The journalistic rationale — that panic sells and recovery doesn’t — explained the behavior but didn’t excuse it. When a news organization published “worst market since the Great Depression” headlines and then failed to note the historic recovery, it was not practicing journalism. It was practicing propaganda — selectively presenting data to support a political narrative.

The Welfare Reform Interlude

The compilation included archival clips of Bill Clinton and other Democrats advocating welfare reform — connecting the current moment to a bipartisan tradition.

“I have a plan to end welfare as we know it, to break the cycle of welfare dependency,” Clinton was heard saying. “Those who are able must go to work.”

The inclusion of Clinton’s welfare reform rhetoric highlighted how far the Democratic Party had drifted from its own recent history. In the 1990s, welfare reform — requiring work as a condition of benefits — had been a bipartisan achievement signed by a Democratic president. By 2025, Democrats were opposing even basic accountability measures like the SAVE Act and defending welfare benefits for illegal immigrants.

DOGE: Loans to the Dead

The DOGE segment delivered the most absurd fraud findings yet.

“Is the Small Business Administration giving loans to dead people, people over the age of 120?” a DOGE employee asked rhetorically. “The answer was yes. It was around $330 million in total.”

Musk described the findings: “People with a birthday that could not possibly be real. They’re 115 years old or older. The oldest living American is 114. So safe to say, anybody in the system at 115 years or older, that is fake.”

The employee expanded: “Just by sharing a database and looking at Social Security numbers — at the time of the loan, they were listed as over 115 years old, or actually under 11.”

He added: “We didn’t even check for under 18 — under 11 years old. That’s pretty clear. Babies and dead people were getting loans. That was $660 million.”

The most extraordinary case: “Also people with birth dates in the future. I think in one case the birth date was like 2165.”

The journalist reacted: “George Jetson was getting paid.”

Musk confirmed: “Your birthday is in the far future — not like next year. This is either fraudulent or we have your birthday wrong. It’s either a typo or someone stealing. Which is it? You should at least ask.”

The SBA loan fraud was DOGE’s most vivid illustration of systemic government incompetence. The federal government was issuing hundreds of millions of dollars in loans to entities with birth dates that were physically impossible — people born before the Civil War, children under 11, and individuals whose birth dates were over a century in the future.

The $660 million total — combining the over-115 loans ($330 million) and the under-11 and future-birthdate loans — represented money that had simply vanished into fraudulent accounts.

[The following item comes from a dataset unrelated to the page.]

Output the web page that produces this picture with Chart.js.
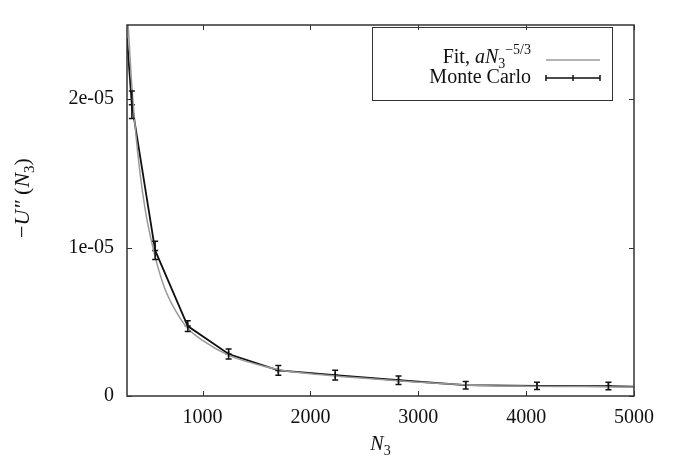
<!DOCTYPE html>
<html>
<head>
<meta charset="utf-8">
<script src="https://cdn.jsdelivr.net/npm/chart.js@4.4.1/dist/chart.umd.min.js"></script>
<style>
  html, body { margin: 0; padding: 0; background: #fff; }
  #wrap { width: 679px; height: 458px; }
</style>
</head>
<body>
<div id="wrap"><canvas id="curveChart" width="679" height="458"></canvas></div>
<script>
// Monte Carlo points (N3, -U'' and its error)
const nValues = [300, 345, 561, 863, 1242, 1703, 2230, 2817, 3440, 4101, 4763, 5000];
const mcValues = [2.41e-5, 1.963e-5, 0.981e-5, 0.471e-5, 0.283e-5, 0.172e-5, 0.140e-5, 0.106e-5, 0.073e-5, 0.068e-5, 0.067e-5, 0.063e-5];
const mcErrors = [0, 0.093e-5, 0.062e-5, 0.036e-5, 0.033e-5, 0.033e-5, 0.033e-5, 0.029e-5, 0.025e-5, 0.024e-5, 0.025e-5, 0];

// fit curve
const fitN = [300, 340, 380, 420, 470, 520, 580, 650, 750, 860, 1000, 1250, 1500, 1750, 2000, 2500, 3000, 3500, 4000, 4500, 5000];
const fitValues = [2.64e-5, 2.14e-5, 1.78e-5, 1.507e-5, 1.25e-5, 1.065e-5, 0.885e-5, 0.725e-5, 0.575e-5, 0.458e-5, 0.375e-5, 0.272e-5, 0.214e-5, 0.172e-5, 0.150e-5, 0.119e-5, 0.093e-5, 0.073e-5, 0.066e-5, 0.064e-5, 0.060e-5];

const xTicks = [1000, 2000, 3000, 4000, 5000];
const yTicks = [0, 1e-5, 2e-5];
const yTickLabels = ['0', '1e-05', '2e-05'];

const serif = '"Liberation Serif", "DejaVu Serif", serif';
const frameColor = '#333';

function drawRuns(ctx, runs, x, y, align) {
    // runs: [text, italic, size, dy]
    let total = 0;
    runs.forEach(function(r) {
        ctx.font = (r[1] ? 'italic ' : '') + r[2] + 'px ' + serif;
        total += ctx.measureText(r[0]).width;
    });
    let cx = align === 'right' ? x - total : (align === 'center' ? x - total / 2 : x);
    ctx.textAlign = 'left';
    ctx.textBaseline = 'alphabetic';
    runs.forEach(function(r) {
        ctx.font = (r[1] ? 'italic ' : '') + r[2] + 'px ' + serif;
        ctx.fillText(r[0], cx, y + r[3]);
        cx += ctx.measureText(r[0]).width;
    });
}

const frameAndBars = {
    id: 'frameAndBars',
    afterDatasetsDraw: function(chart) {
        const ctx = chart.ctx;
        const xs = chart.scales.x;
        const ys = chart.scales.y;
        const area = chart.chartArea;

        // error bars
        ctx.save();
        ctx.beginPath();
        ctx.rect(area.left, area.top, area.right - area.left, area.bottom - area.top);
        ctx.clip();
        ctx.strokeStyle = '#111';
        ctx.lineWidth = 1.5;
        nValues.forEach(function(n, i) {
            if (!mcErrors[i]) return;
            const px = xs.getPixelForValue(n);
            const top = ys.getPixelForValue(mcValues[i] + mcErrors[i]);
            const bot = ys.getPixelForValue(mcValues[i] - mcErrors[i]);
            ctx.beginPath();
            ctx.moveTo(px, top); ctx.lineTo(px, bot);
            ctx.moveTo(px - 3, top); ctx.lineTo(px + 3, top);
            ctx.moveTo(px - 3, bot); ctx.lineTo(px + 3, bot);
            ctx.stroke();
        });
        ctx.restore();

        // border and inward ticks
        ctx.save();
        ctx.strokeStyle = frameColor;
        ctx.lineWidth = 1.5;
        ctx.strokeRect(area.left, area.top, area.right - area.left, area.bottom - area.top);
        ctx.lineWidth = 1;
        ctx.beginPath();
        xTicks.forEach(function(t) {
            const px = Math.round(xs.getPixelForValue(t)) + 0.5;
            ctx.moveTo(px, area.bottom); ctx.lineTo(px, area.bottom - 5);
            ctx.moveTo(px, area.top); ctx.lineTo(px, area.top + 5);
        });
        yTicks.forEach(function(t) {
            const py = Math.round(ys.getPixelForValue(t)) + 0.5;
            ctx.moveTo(area.left, py); ctx.lineTo(area.left + 5, py);
            ctx.moveTo(area.right, py); ctx.lineTo(area.right - 5, py);
        });
        ctx.stroke();
        ctx.restore();

        // axis titles
        ctx.save();
        ctx.fillStyle = '#111';
        drawRuns(ctx, [['N', true, 20, 0], ['3', false, 14, 5]], (area.left + area.right) / 2, 450, 'center');
        ctx.translate(29, 198);
        ctx.rotate(-Math.PI / 2);
        drawRuns(ctx, [['\u2212', false, 22, 0], ['U\u2033', true, 22, 0], [' (', false, 22, 0], ['N', true, 22, 0], ['3', false, 15, 5], [')', false, 22, 0]], 0, 0, 'center');
        ctx.restore();

        // legend
        ctx.save();
        ctx.strokeStyle = frameColor;
        ctx.lineWidth = 1;
        ctx.strokeRect(372.5, 27.5, 240, 73);
        ctx.fillStyle = '#111';
        drawRuns(ctx, [['Fit, ', false, 20, 0], ['aN', true, 20, 0], ['3', false, 14, 5], ['\u22125/3', false, 14, -9]], 531, 63, 'right');
        drawRuns(ctx, [['Monte Carlo', false, 20, 0]], 531, 83, 'right');
        ctx.strokeStyle = '#999';
        ctx.lineWidth = 1.5;
        ctx.beginPath(); ctx.moveTo(546, 60); ctx.lineTo(600, 60); ctx.stroke();
        ctx.strokeStyle = '#111';
        ctx.beginPath();
        ctx.moveTo(546, 78); ctx.lineTo(600, 78);
        ctx.moveTo(546, 75); ctx.lineTo(546, 81);
        ctx.moveTo(600, 75); ctx.lineTo(600, 81);
        ctx.moveTo(573, 75); ctx.lineTo(573, 81);
        ctx.stroke();
        ctx.restore();
    }
};

const ctx = document.getElementById('curveChart').getContext('2d');
const curveChart = new Chart(ctx, {
    type: 'line',
    data: {
        datasets: [{
            label: 'Fit',
            data: fitN.map(function(n, i) { return { x: n, y: fitValues[i] }; }),
            borderColor: '#999',
            borderWidth: 1.5,
            pointRadius: 0,
            cubicInterpolationMode: 'monotone',
            fill: false
        }, {
            label: 'Monte Carlo',
            data: nValues.map(function(n, i) { return { x: n, y: mcValues[i] }; }),
            borderColor: '#111',
            borderWidth: 1.8,
            tension: 0,
            pointStyle: 'cross',
            pointRadius: mcErrors.map(function(e) { return e ? 3 : 0; }),
            pointBorderColor: '#111',
            pointBorderWidth: 1.5,
            fill: false
        }]
    },
    options: {
        responsive: false,
        animation: false,
        layout: { padding: { top: 12, right: 45, left: 0, bottom: 0 } },
        plugins: {
            legend: { display: false },
            tooltip: { enabled: false }
        },
        scales: {
            x: {
                type: 'linear',
                min: 300,
                max: 5000,
                grid: { display: false, drawTicks: false },
                border: { display: false },
                afterBuildTicks: function(scale) {
                    scale.ticks = xTicks.map(function(v) { return { value: v }; });
                },
                afterFit: function(scale) { scale.height = 62; },
                ticks: {
                    autoSkip: false,
                    maxRotation: 0,
                    padding: 10,
                    color: '#111',
                    font: { family: serif, size: 20 },
                    callback: function(v) { return String(v); }
                }
            },
            y: {
                type: 'linear',
                min: 0,
                max: 2.5e-5,
                grid: { display: false, drawTicks: false },
                border: { display: false },
                afterBuildTicks: function(scale) {
                    scale.ticks = yTicks.map(function(v) { return { value: v }; });
                },
                afterFit: function(scale) { scale.width = 127; },
                ticks: {
                    autoSkip: false,
                    padding: 13,
                    color: '#111',
                    font: { family: serif, size: 20 },
                    callback: function(v) {
                        const i = yTicks.indexOf(v);
                        return i >= 0 ? yTickLabels[i] : '';
                    }
                }
            }
        }
    },
    plugins: [frameAndBars]
});
</script>
</body>
</html>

No legitimate business loan applicant had a birth date of 2165. Every one of those loans was stolen money.

Key Takeaways

  • April jobs: 177,000 nonfarm payrolls vs. 133,000 expected. Moore: “436,000 increase in employed — an amazing report. Labor force participation rose.”
  • Moore on media: “Two weeks ago, ‘stock market crashing.’ Since then, up 2,800 points. I don’t see headlines about that.”
  • DOGE found SBA loans to people over 115 ($330M), under 11, and with birth dates in the future (2165) — $660M total.
  • Musk: “The oldest living American is 114. Anyone in the system at 115 or older is fake.”
  • Clinton welfare reform clips highlighted how far Democrats have drifted: “Those who are able must go to work” was once bipartisan consensus.